I just finished reading a book entitled Hitler: the Pathology of Evil, by George Victor. He claims to take a psychological/historical/biographical view to try to puzzle out why Hitler did the things that he did during his lifetime.

I don’t think I ever truly realized how deranged Hitler was. We, for obvious reasons, don’t expound on all Hitler did when teaching European history in public schools. Imagine Charles Manson on steroids and you still won’t even have an equal comparison to Hitler, that’s just the closest I can imagine. Both men created chaos, had a following, and did not technically commit murder themselves (Hitler was a soldier during WWI, but during WWII he never personally carried out murder or mass killing).

The man created an atmosphere of complete chaos. I knew about Hitler Youth and family members narking on family members, but I did not know that he purposely created vague orders with sever consequences if they were not carried out. Hitler never said in orders to kill people, but if the people targeted were not killed (or arrested and sent to concentration camps) then his enforcers would receive similar punishments.

The Gestapo, SS, and Secret Police started carrying out orders in the most extreme way so they did not raise Hitler’s ire.

I think the craziest part about Hitler’s life, for me, is there is so much still unknown. We speculate, with strong evidence, about why he started the Holocaust, we speculate why he made the war decisions he did, and we speculate at any of his true intentions of beliefs. Hitler was a master pathological liar: he was sincere, passionate, and, to some extent, believed everything he said.

How do you prevent evil if you cannot explain or understand why it happens?

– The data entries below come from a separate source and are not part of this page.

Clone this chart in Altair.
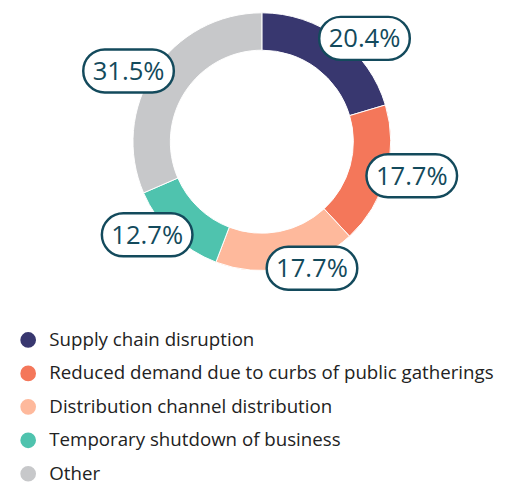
import altair as alt
import pandas as pd

categories = [
    "Supply chain disruption",
    "Reduced demand due to curbs of public gatherings",
    "Distribution channel distribution",
    "Temporary shutdown of business",
    "Other",
]
values = [20.4, 17.7, 17.7, 12.7, 31.5]
labels = ["20.4%", "17.7%", "17.7%", "12.7%", "31.5%"]
colors = ["#38376f", "#f4775a", "#feb99c", "#4fc3ae", "#c7c8ca"]

df = pd.DataFrame({
    "category": categories,
    "value": values,
    "label": labels,
    "idx": list(range(len(categories))),
})

CX, CY = 258, 132
R_OUT, R_IN = 131, 93
R_LAB, DX_LAB = 131, 26
TEAL = "#134a5c"

color = alt.Color(
    "category:N",
    scale=alt.Scale(domain=categories, range=colors),
    sort=categories,
    legend=alt.Legend(
        title=None,
        orient="none",
        legendX=11,
        legendY=324,
        symbolType="circle",
        symbolSize=254,
        symbolStrokeWidth=0,
        labelFont="Open Sans",
        labelFontSize=19,
        labelColor="#222222",
        labelLimit=0,
        labelOffset=12,
        rowPadding=14,
        padding=0,
    ),
)

base = alt.Chart(df)

arcs = base.mark_arc(radius=R_OUT, radius2=R_IN, stroke="white", strokeWidth=1).encode(
    theta=alt.Theta("value:Q", stack=True),
    order=alt.Order("idx:Q"),
    color=color,
    x=alt.value(CX),
    y=alt.value(CY),
)

lab = base.transform_window(
    cum="sum(value)", sort=[alt.SortField("idx")], frame=[None, 0]
).transform_joinaggregate(
    total="sum(value)"
).transform_calculate(
    mid="(datum.cum - datum.value/2) / datum.total * 2 * PI",
).transform_calculate(
    lx=f"{CX} + {R_LAB} * sin(datum.mid) + (sin(datum.mid) >= 0 ? {DX_LAB} : -{DX_LAB})",
    ly=f"{CY} - {R_LAB} * cos(datum.mid)",
)

pill_path = "M -0.52,-0.47 L 0.52,-0.47 A 0.47,0.47 0 0 1 0.52,0.47 L -0.52,0.47 A 0.47,0.47 0 0 1 -0.52,-0.47 Z"

pills = lab.mark_point(
    shape=pill_path, filled=True, fill="white", stroke=TEAL, strokeWidth=2.5,
    size=93 * 93, opacity=1,
).encode(
    x=alt.X("lx:Q", scale=None, axis=None),
    y=alt.Y("ly:Q", scale=None, axis=None),
)

texts = lab.mark_text(
    font="Open Sans", fontSize=26, fontWeight=500, color=TEAL,
    align="center", baseline="middle", dy=1,
).encode(
    x=alt.X("lx:Q", scale=None, axis=None),
    y=alt.Y("ly:Q", scale=None, axis=None),
    text="label:N",
)

chart = alt.layer(arcs, pills, texts).properties(
    width=498, height=476,
    autosize=alt.AutoSizeParams(type="none"),
    padding={"left": 0, "top": 0, "right": 0, "bottom": 0},
).configure_view(stroke=None)

chart.save("out.html", embed_options={"renderer": "svg", "actions": False})
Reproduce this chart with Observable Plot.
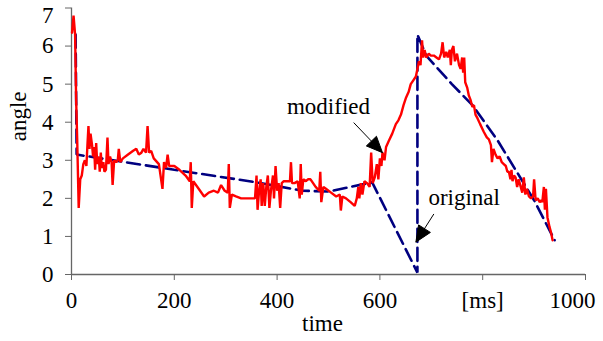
<!DOCTYPE html>
<html>
<head>
<meta charset="utf-8">
<script src="https://cdn.jsdelivr.net/npm/d3@7"></script>
<script src="https://cdn.jsdelivr.net/npm/@observablehq/plot@0.6"></script>
<style>
  html, body { margin: 0; padding: 0; background: #fff; }
  svg { display: block; }
  svg text { font-family: "Liberation Serif", "Times New Roman", serif !important; }
</style>
</head>
<body>
<div id="chart"></div>
<script>
// ---- data ----
const xTicks = [0, 200, 400, 600, 800];
const xTickLabels = ["0", "200", "400", "600", "[ms]"];
const xLastTick = [1000];
const yTicks = [0, 1, 2, 3, 4, 5, 6];
const yTopTick = [7];
const xLabel = "time";
const yLabel = "angle";

// original (blue dashed) : [time ms, angle]
const originalT = [8, 10, 200, 360, 450, 500, 585, 673, 673, 690, 740, 780, 830, 900, 940];
const originalV = [6.3, 3.15, 2.75, 2.42, 2.2, 2.18, 2.42, 0.05, 6.3, 5.75, 5.0, 4.45, 3.5, 1.95, 0.9];

// modified (red) : [time ms, angle]
const modifiedT = [1,4,7,9,11,14,17,20,23,26,29,31,33,35,37,40,42,44,46,48,50,53,55,57,59,62,64,67,70,72,75,78,80,83,87,90,92,95,100,110,120,126,131,136,140,145,148,151,155,160,170,177,180,184,187,190,200,210,222,230,232,234,237,245,258,267,277,285,291,298,304,306,308,312,320,330,345,357,360,362,365,368,370,373,376,379,382,385,388,392,394,397,400,403,406,409,413,418,425,427,429,434,440,444,446,448,451,456,460,465,470,475,482,484,486,490,495,505,515,522,524,527,534,543,551,555,558,560,563,566,570,575,580,583,586,590,594,597,600,603,605,609,612,617,624,631,636,641,646,651,656,660,665,670,673,676,679,682,684,687,690,695,699,705,710,715,719,722,725,729,732,736,738,740,743,746,750,754,757,760,762,764,766,770,773,776,780,783,786,790,795,802,808,812,816,818,821,825,829,833,837,841,845,848,851,854,856,858,861,864,867,870,874,877,880,883,886,890,894,898,900,903,907,911,914,916,919,921,923,926,930,933,936];
const modifiedV = [6.35,6.8,6.3,4.6,3.6,1.75,2.5,2.6,2.9,3.0,2.85,3.4,3.9,3.3,3.7,3.4,3.1,3.35,2.75,3.45,2.9,3.1,2.7,3.2,2.8,2.95,2.7,2.75,3.6,2.9,3.1,2.95,2.35,3.0,2.95,3.0,3.3,2.95,3.05,3.15,3.25,3.3,3.15,3.2,3.3,3.2,3.9,3.2,3.25,3.05,2.9,2.25,2.95,2.8,3.15,2.85,2.85,2.75,2.6,2.45,2.95,1.75,2.45,2.3,2.05,2.15,2.2,2.15,2.35,2.2,2.15,2.9,1.75,2.1,2.05,2.0,2.0,2.0,2.6,1.7,2.2,2.5,1.8,2.4,1.8,2.3,2.6,1.75,2.2,2.6,2.0,2.85,2.2,2.4,1.75,2.4,2.45,2.45,2.45,2.95,2.4,2.4,2.45,2.0,2.9,2.1,2.5,2.45,2.5,2.5,2.4,2.3,2.2,2.7,1.9,2.3,2.25,2.15,2.05,2.1,1.68,2.05,2.0,1.9,1.8,2.0,2.3,2.0,2.4,2.1,2.45,2.4,2.3,3.2,2.4,2.55,2.9,2.5,3.05,2.85,3.2,3.0,3.35,3.5,3.7,3.95,4.05,4.2,4.45,4.65,4.8,5.0,5.1,5.2,5.4,5.6,5.5,6.15,5.7,5.9,5.7,5.8,5.75,5.75,5.7,5.65,5.8,6.1,5.7,5.85,5.7,5.9,5.5,5.9,6.0,5.6,5.8,5.5,5.4,5.7,5.3,5.7,5.05,4.9,4.7,4.6,4.4,4.45,4.2,4.1,3.95,3.75,3.6,3.55,3.4,2.95,3.3,3.15,3.05,3.1,2.95,2.9,2.85,2.7,2.7,2.5,2.75,2.45,2.6,2.55,2.3,2.5,2.3,2.15,2.55,2.1,2.25,2.05,2.0,2.05,2.5,1.95,2.0,1.9,1.95,1.9,2.3,1.7,2.25,1.5,1.25,1.1,0.9];

// annotations
const annoText = ["modified", "original"];
const annoT = [500, 764];
const annoV = [4.42, 2.01];
const arrowFromT = [549, 705];
const arrowFromV = [3.99, 1.59];
const arrowToT = [605, 670];
const arrowToV = [3.2, 0.85];

// ---- tables ----
const original = originalT.map((t, i) => ({t, v: originalV[i]}));
const modified = modifiedT.map((t, i) => ({t, v: modifiedV[i]}));
const labels = annoText.map((text, i) => ({text, t: annoT[i], v: annoV[i]}));
const arrows = arrowFromT.map((t, i) => ({x1: t, y1: arrowFromV[i], x2: arrowToT[i], y2: arrowToV[i]}));
const tickLabel = new Map(xTicks.map((d, i) => [d, xTickLabels[i]]));

const FONT = "'Liberation Serif', 'Times New Roman', serif";
const FS = 23;
const AXIS = "#666";

function arrowHeads(index, scales, values, dimensions, context, next) {
  const g = next(index, scales, values, dimensions, context);
  const ns = "http://www.w3.org/2000/svg";
  for (const i of index) {
    const x1 = values.x1[i], y1 = values.y1[i], x2 = values.x2[i], y2 = values.y2[i];
    const a = Math.atan2(y2 - y1, x2 - x1), L = 16, W = 7;
    const bx = x2 - L * Math.cos(a), by = y2 - L * Math.sin(a);
    const pts = [[x2, y2], [bx + W * Math.sin(a), by - W * Math.cos(a)], [bx - W * Math.sin(a), by + W * Math.cos(a)]];
    const poly = document.createElementNS(ns, "polygon");
    poly.setAttribute("points", pts.map(p => p.join(",")).join(" "));
    poly.setAttribute("fill", "black");
    g.appendChild(poly);
  }
  return g;
}

const chart = Plot.plot({
  width: 603,
  height: 341,
  marginLeft: 71,
  marginRight: 18,
  marginTop: 7.5,
  marginBottom: 67,
  style: {fontFamily: FONT, fontSize: FS + "px", color: "black", background: "white"},
  x: {domain: [0, 1000]},
  y: {domain: [0, 7]},
  marks: [
    Plot.ruleX([0], {stroke: AXIS, strokeWidth: 1.3}),
    Plot.ruleY([0], {stroke: AXIS, strokeWidth: 1.3}),
    Plot.axisY({ticks: yTicks.concat(yTopTick), tickSize: 6, tickPadding: 12, stroke: AXIS, fill: "black",
      tickFormat: d => (yTopTick.includes(d) ? "" : String(d)), label: null, fontSize: FS, fontFamily: FONT}),
    Plot.text(yTopTick, {y: d => d, frameAnchor: "left", textAnchor: "end", lineAnchor: "top", dx: -18, dy: -1, text: d => String(d), fontSize: FS, fontFamily: FONT}),
    Plot.axisX({ticks: xTicks.concat(xLastTick), tickSize: 6, tickPadding: 11, stroke: AXIS, fill: "black",
      tickFormat: d => (tickLabel.has(d) ? tickLabel.get(d) : ""), label: null, fontSize: FS, fontFamily: FONT}),
    Plot.text(xLastTick, {x: d => d, frameAnchor: "bottom", textAnchor: "end", lineAnchor: "top", dx: 10, dy: 17, text: d => String(d), fontSize: FS, fontFamily: FONT}),
    Plot.text([xLabel], {frameAnchor: "bottom", dx: -6, dy: 56, fontSize: FS, fontFamily: FONT}),
    Plot.text([yLabel], {frameAnchor: "left", rotate: -90, dx: -53, fontSize: FS, fontFamily: FONT}),
    Plot.line(original, {x: "t", y: "v", stroke: "#000080", strokeWidth: 2.6, strokeDasharray: "13,6", strokeLinejoin: "miter"}),
    Plot.line(modified, {x: "t", y: "v", stroke: "#ff0000", strokeWidth: 2.4, strokeLinejoin: "miter"}),
    Plot.text(labels, {x: "t", y: "v", text: "text", fontSize: FS, fontFamily: FONT}),
    Plot.link(arrows, {x1: "x1", y1: "y1", x2: "x2", y2: "y2", stroke: "black", strokeWidth: 1, render: arrowHeads})
  ]
});
document.getElementById("chart").appendChild(chart);
</script>
</body>
</html>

There is one constant in my studies so far, all my professors have told me that human behavior is unexplainable and erratic: that which is true to explain one person’s actions cannot be assumed for the same actions of another person. This is the most frustrating part of my studies and yet the most fascinating. Human behavior is not easy and, as much as we wish, we cannot make sweeping generalizations about humanity. There will always be people like Hitler and Charles Manson (and on the other side Gandhi and Mother Teresa) throwing a wrench into the equation. It’s mind-boggling, and, in a purely academic sense, fascinating.